I agree with you. But a planet with permafrost or one that is tidally locked is a very unlikely candidate for complex intelligent life. This planet seems to be built for not just life, but quality of life. I never said that he had shown that this was proof. Here’s what I said:

Which is precisely the weak anthropic principle.

Remember all our observations are conditioned on the fact that there is intelligent life (us) to observe it. Therefore anything we observe required for intelligent life is not low likelihood, but high likelihood. Ergo, a planet that appears tuned for intelligent life is exactly what we expect to see, even it is not specifically tuned.


I don’t understand this and maybe never will. But please tell me this. In your opinion, apart from what you said above and whether or not this event fostered intelligent life, was the collision (including its mass, angle, contact point, and timing) that simultaneously removed a heavy atmosphere, added water, accounted for the seasons and resulted in our moon a high likelihood or low likelihood event. Speaking of just pure probability of this sing event happening in this way.

So it’s the not-very-accurate shooter fallacy?


If we lived on a planet that did not appear to be tuned for intelligent life, with no indications of how we and other living things came to be there and managed to survive, that would be evidence of outside intervention.

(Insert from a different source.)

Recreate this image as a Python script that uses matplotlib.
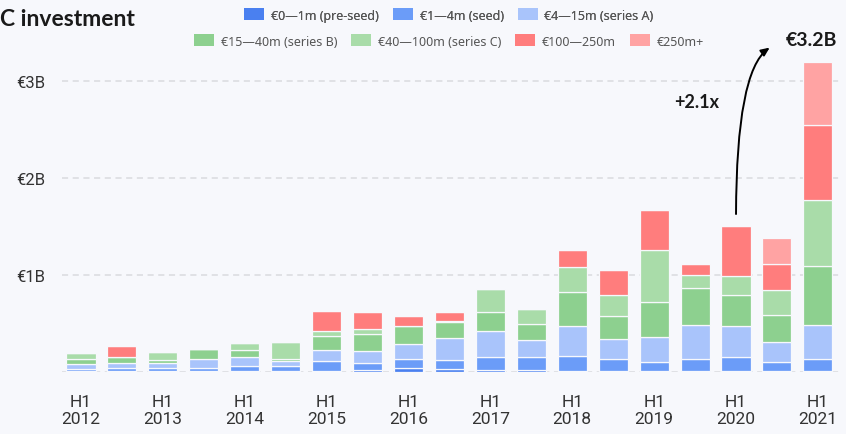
import matplotlib
matplotlib.use('Agg')
import matplotlib.pyplot as plt
import numpy as np
from matplotlib.patches import Patch

periods = ['H1 2012', 'H2 2012', 'H1 2013', 'H2 2013', 'H1 2014', 'H2 2014',
           'H1 2015', 'H2 2015', 'H1 2016', 'H2 2016', 'H1 2017', 'H2 2017',
           'H1 2018', 'H2 2018', 'H1 2019', 'H2 2019', 'H1 2020', 'H2 2020',
           'H1 2021']

# values in EUR billions, bottom to top
pre_seed = [0.010, 0.010, 0.007, 0.010, 0.013, 0.010, 0.013, 0.020, 0.038, 0.031,
            0.021, 0.021, 0.013, 0.013, 0.013, 0.013, 0.013, 0.013, 0.013]
seed = [0.020, 0.028, 0.031, 0.034, 0.052, 0.048, 0.097, 0.069, 0.096, 0.096,
        0.131, 0.131, 0.148, 0.120, 0.093, 0.120, 0.138, 0.087, 0.120]
series_a = [0.055, 0.052, 0.058, 0.090, 0.087, 0.058, 0.117, 0.124, 0.152, 0.227,
            0.271, 0.178, 0.315, 0.206, 0.258, 0.351, 0.326, 0.206, 0.351]
series_b = [0.045, 0.062, 0.025, 0.103, 0.075, 0.015, 0.141, 0.178, 0.189, 0.159,
            0.193, 0.162, 0.344, 0.240, 0.361, 0.385, 0.316, 0.281, 0.611]
series_c = [0.065, 0.000, 0.089, 0.000, 0.072, 0.180, 0.052, 0.052, 0.000, 0.010,
            0.240, 0.158, 0.258, 0.216, 0.533, 0.131, 0.199, 0.258, 0.680]
big = [0.000, 0.120, 0.000, 0.000, 0.000, 0.000, 0.212, 0.178, 0.100, 0.093,
       0.000, 0.000, 0.181, 0.258, 0.412, 0.110, 0.515, 0.268, 0.770]
mega = [0.000, 0.000, 0.000, 0.000, 0.000, 0.000, 0.000, 0.000, 0.000, 0.000,
        0.000, 0.000, 0.000, 0.000, 0.000, 0.000, 0.000, 0.271, 0.653]

series = [pre_seed, seed, series_a, series_b, series_c, big, mega]
names = ['€0—1m (pre-seed)', '€1—4m (seed)', '€4—15m (series A)',
         '€15—40m (series B)', '€40—100m (series C)', '€100—250m', '€250m+']
colors = ['#4a80f0', '#6b9cf8', '#a9c4fb', '#8dd08f', '#a9dca9', '#ff7d7d', '#ffa3a3']

bg = '#f7f8fc'
fig = plt.figure(figsize=(8.46, 4.35), dpi=100, facecolor=bg)
ax = fig.add_axes([62 / 846, 62 / 435, 778 / 846, 373 / 435], facecolor=bg)

x = np.arange(len(periods))
bottom = np.zeros(len(periods))
for vals, c in zip(series, colors):
    vals = np.array(vals)
    ax.bar(x, vals, bottom=bottom, width=0.71, color=c, edgecolor=bg,
           linewidth=0.9, zorder=3)
    bottom += vals

ax.set_xlim(-0.464, 18.54)
ax.set_ylim(0, 373 / 97)

for v in [0, 1, 2, 3]:
    ax.axhline(v, color='#d9dadf', lw=1.1, ls=(0, (4, 3)), zorder=1)

ax.set_yticks([1, 2, 3])
ax.set_yticklabels(['€1B', '€2B', '€3B'], fontsize=12, color='#333333',
                   family='Roboto')
ax.tick_params(axis='y', length=0, pad=12)
ax.set_xticks(x[::2])
ax.set_xticklabels([p.replace(' ', '\n') for p in periods[::2]], fontsize=12.5,
                   color='#333333', family='Roboto', linespacing=1.15)
ax.tick_params(axis='x', length=0, pad=16)
for s in ax.spines.values():
    s.set_visible(False)

fig.text(0.0, 1 - 19 / 435, 'C investment', fontsize=16.5, fontweight='bold',
         family='Lato', color='#1a1a1a', va='center', ha='left')

handles = [Patch(facecolor=c, edgecolor='none') for c in colors]
leg_kw = dict(frameon=False, handlelength=1.6, handleheight=1.1,
              handletextpad=0.55, columnspacing=1.1,
              prop={'family': 'Noto Sans', 'size': 9}, labelcolor='#555555')
leg1 = fig.legend(handles[:3], names[:3], ncol=3, loc='center',
                  bbox_to_anchor=(449 / 846, 1 - 16 / 435), **leg_kw)
fig.add_artist(leg1)
fig.legend(handles[3:], names[3:], ncol=4, loc='center',
           bbox_to_anchor=(449 / 846, 1 - 42 / 435), **leg_kw)

ax.annotate('', xy=(16.88, 3.36), xytext=(16.0, 1.6),
            arrowprops=dict(arrowstyle='-|>,head_length=0.5,head_width=0.22',
                            connectionstyle='angle3,angleA=90,angleB=30',
                            color='black', lw=1.4), annotation_clip=False)
ax.text(15.05, 2.79, '+2.1x', fontsize=13, fontweight='bold', family='Lato',
        ha='center', va='center', color='#1a1a1a')
ax.text(17.85, 3.43, '€3.2B', fontsize=14, fontweight='bold', family='Lato',
        ha='center', va='center', color='#1a1a1a', clip_on=False)

fig.savefig('out.png', dpi=100, facecolor=bg)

What I meant to say was this: The difference here is that you cannot prove that the unlikely target wasn’t hit dead center, as intended.

I admit, and did many times above, that it is not proof of meddling, but it is a possible indication of meddling. And this meddling cannot be falsified nor proven.

We would need to see the probability calculations for this. @MStrauss hasn’t calculated them, nor have I seen anyone else calculate them. We also need to keep in mind that there are billions of stars per galaxy and billions of galaxies. What are the odds that a planet capable of producing complex intelligent life will exist among all those planets? We don’t even know all the types of possible planets that could give rise to complex life, so I don’t see how we could even calculate this.

That is wrong. In the Sharpshooter fallacy you look at the results after they are created, and proclaim that this was the only possible outcome and is therefore unlikely. It is the act of calculating the odds of something happening after it has happened which gives rise to the fallacy.